One reason for a precipitous plunge in crude oil prices is that higher prices cause consumers and industry to use less gasoline in their daily lives, thus reducing demand for crude, called “demand destruction”. Analysts have varied opinions on the price that would trigger demand destruction. But $123 per barrel appears to have made an impact on crude oil dependent activities like driving.

In the US total consumption of crude is 20 million barrels per day. About 9 million barrels are burned to move cars and light trucks.

In the week ending June 24, demand for gasoline dropped to 8.93 million barrels, a modest 2.6 percent decline from the same period last year, according to the EIA.

Unemployment in the US is very low, as people who want a job have one, and could find another job quickly if they wanted. Wages are expected to rise as there is a worker shortage and many employers will pay up to attract workers. A worker getting a pay raise is not likely to stop driving, even with high gasoline prices.

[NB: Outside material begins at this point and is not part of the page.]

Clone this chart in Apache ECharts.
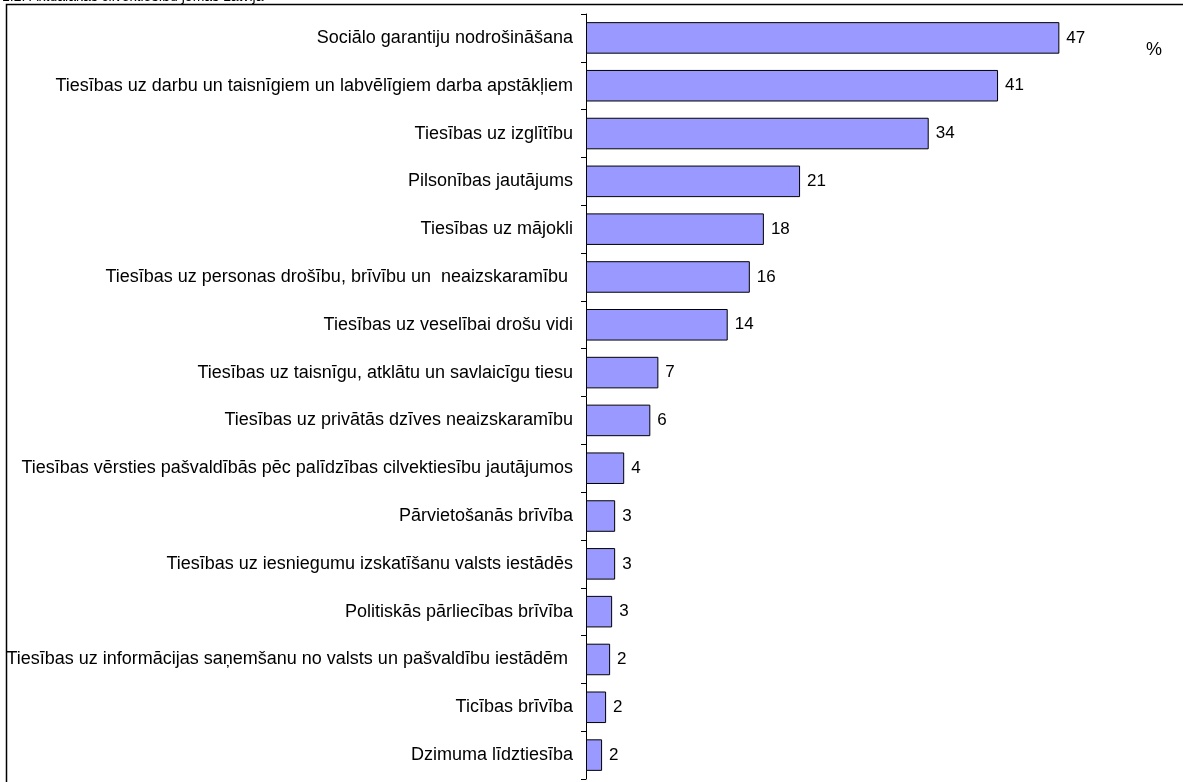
<!DOCTYPE html>
<html>
<head>
<meta charset="utf-8">
<script src="https://cdn.jsdelivr.net/npm/echarts@6/dist/echarts.min.js"></script>
<style>
html,body{margin:0;padding:0;background:#fff;}
#chart{width:1183px;height:782px;}
</style>
</head>
<body>
<div id="chart"></div>
<script>
var categories = [
  "Sociālo garantiju nodrošināšana",
  "Tiesības uz darbu un taisnīgiem un labvēlīgiem darba apstākļiem",
  "Tiesības uz izglītību",
  "Pilsonības jautājums",
  "Tiesības uz mājokli",
  "Tiesības uz personas drošību, brīvību un  neaizskaramību ",
  "Tiesības uz veselībai drošu vidi",
  "Tiesības uz taisnīgu, atklātu un savlaicīgu tiesu",
  "Tiesības uz privātās dzīves neaizskaramību",
  "Tiesības vērsties pašvaldībās pēc palīdzības cilvektiesību jautājumos",
  "Pārvietošanās brīvība",
  "Tiesības uz iesniegumu izskatīšanu valsts iestādēs",
  "Politiskās pārliecības brīvība",
  "Tiesības uz informācijas saņemšanu no valsts un pašvaldību iestādēm ",
  "Ticības brīvība",
  "Dzimuma līdztiesība"
];
var values = [47.1, 41.0, 34.1, 21.3, 17.7, 16.3, 14.1, 7.2, 6.4, 3.8, 2.9, 2.9, 2.6, 2.4, 2.0, 1.6];
var shownLabels = ["47", "41", "34", "21", "18", "16", "14", "7", "6", "4", "3", "3", "3", "2", "2", "2"];
var unitText = "%";
var titleText = "1.2. Aktuālākās cilvēktiesību jomas Latvijā";

var chart = echarts.init(document.getElementById('chart'), null, {renderer: 'canvas'});
var font = 'Liberation Sans, Arial, sans-serif';
chart.setOption({
  animation: false,
  backgroundColor: '#fff',
  grid: {left: 586, right: 94.5, top: 14, bottom: 3, containLabel: false},
  xAxis: {type: 'value', min: 0, max: 50, show: false},
  yAxis: {
    type: 'category',
    data: categories,
    inverse: true,
    axisLine: {show: true, lineStyle: {color: '#000', width: 1}},
    axisTick: {show: true, length: 5, lineStyle: {color: '#000'}},
    axisLabel: {color: '#000', fontSize: 18, fontFamily: font, margin: 13}
  },
  series: [{
    type: 'bar',
    data: values,
    barCategoryGap: '34%',
    itemStyle: {color: '#9999FF', borderColor: '#000', borderWidth: 1},
    label: {
      show: true, position: 'right', distance: 7,
      color: '#000', fontSize: 17, fontFamily: font,
      formatter: function (p) { return shownLabels[p.dataIndex]; }
    }
  }],
  graphic: [
    {type: 'rect', shape: {x: 6.5, y: 4.5, width: 1200, height: 800},
     style: {fill: null, stroke: '#000', lineWidth: 1.5}, silent: true},
    {type: 'text', x: 2, y: -10, style: {text: titleText, font: '14px ' + font, fill: '#000'}},
    {type: 'text', x: 1146, y: 41, style: {text: unitText, font: '18px ' + font, fill: '#000'}}
  ]
});
</script>
</body>
</html>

In the US the price of gasoline hit US$4.80 per gallon, which is equivalent to C$1.65 per litre in Canada. This US price is an increase of 50 percent from last year.

So, crude oil and gasoline price increases alone might not be enough to cause recession, especially if the current slump in crude prices continues.

But the US consumer is struggling with higher interest rates, food prices and gasoline costs. The combination of these could be enough to cause a substantial reduction in discretionary spending, leading to recession.